When you are arranging the apples, the amount may seem too much, but just keep piling them on, make them fit into the pie shell, all of them. It helps if you strategically place the apple in concentric circles creating layers of apples, one on top of another with orders. If you simply pour the apple in, it will definitely not fit. But when the pie bakes, the apple will shrink, and you don’t want to seem like you were stingy with the filling now, do you?
This pie is so good, flaky crust, delicious filling. Serve it with a scoop of ice cream mmm… just typing about this makes me want some pie! Happens every time…
- 8 oz unsalted butter
- 6 tablespoons applejack
- 2 3/4 cup all-purpose flour
- 1 teaspoon kosher salt
- 2 tablespoon granulated sugar
- 3 1/2 lbs of apples (2 small Granny Smith, 1 medium Red Delicious, 3 small Honeycrisp, 1 medium Braeburn and 2 small Golden Delicious)
- 1/2 cup granulated sugar
- 3 tablespoon tapioca flour
- 2 tablespoon apple jelly
- 1 tablespoon apple cider (or apple juice)
- 2 teaspoon lime juice
- 1/4 teaspoon kosher salt
- 1/4 teaspoon ground cardamom
- Cube the butter and refrigerate butter and applejack until the applejack is cold, about an hour.
- Add flour, sugar and salt to a food processor fitted with the dough blade and pulse several times to mix.
- Add the cubed butter to the flour mixture, pulse until the mixture resembles coarse meal and butter pieces is about pea size.
- Add the applejack to the food processor through the drip hole and pulse until the dough comes together.
- Turn the dough out onto a cutting board, divide in half and shape each half into a disk, wrap in plastic and refrigerate for at least 1 hour.
- While the dough is resting in the fridge, peel and core the apples, slice into 1/2” thick wedges. For crunchier filling after baking you could leave some pieces thicker, and for softer filling, slice them thinner.
- Toss the apples with 1/4 cup of sugar in a large bowl, transfer them to a colander and set it over the bowl, allow to drain for about 1.5 hours.

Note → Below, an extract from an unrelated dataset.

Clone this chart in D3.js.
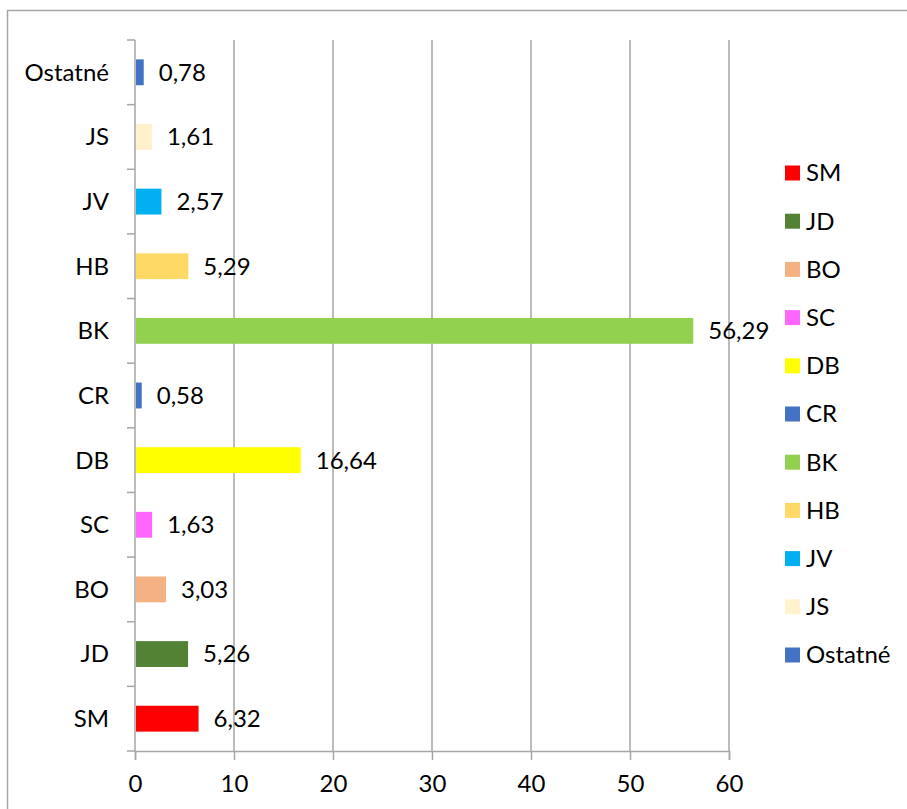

- Transfer the drain liquid to a small sauce pan, reduce over medium heat to about 2 tablespoons, set aside to cool.
- Transfer the apples back to the large bowl and toss with the remaining 1/4 cup of sugar, tapioca flour, apple jelly, apple cider (or juice), lime juice, salt and cardamom.
- Preheat the oven to 425°F.
- Remove one disk of dough from the fridge, lightly flour a cutting board and roll the dough out to about a 12” circle and 1/8” thick. Carefully place this into a pie pan, press the dough into the sides of the pan, trimming the edges as necessary leaving about 1/2” of dough hanging over the edge of the pan.
- Place the apples into the pie shell in concentric circles starting at the edges working toward the center, then continue to form layers filling up the pie shell. Place the pie dish in the fridge as you roll out the second disk of dough.
- Roll out the second pie dough to the same size as the first, use a maple leaf pastry cutter to cut about 5 holes in the middle of the dough circle.
- Remove the pie dish from the fridge, pour any liquid left in the bowl that contains the apple earlier over the filling.
- Place the second pie dough over the apple, trimming the edges as necessary as the first leaving about 1/2” of dough hanging over the edge of the pan.
- Fold the excess dough under and flute the edges with your fingers.
- Brush the reduced juice set aside earlier over the top crust everywhere except the fluted edges.
- Places the 5 cut out maple leaves on top and lightly press to adhere to the top crust.
- Cover the edges with foil to avoid burning and place into the oven on the bottom rack.
- Bake for 30 minutes, remove the foil, and bake for another 25 minutes.
- Remove from the oven and cool on a wire rack before serving.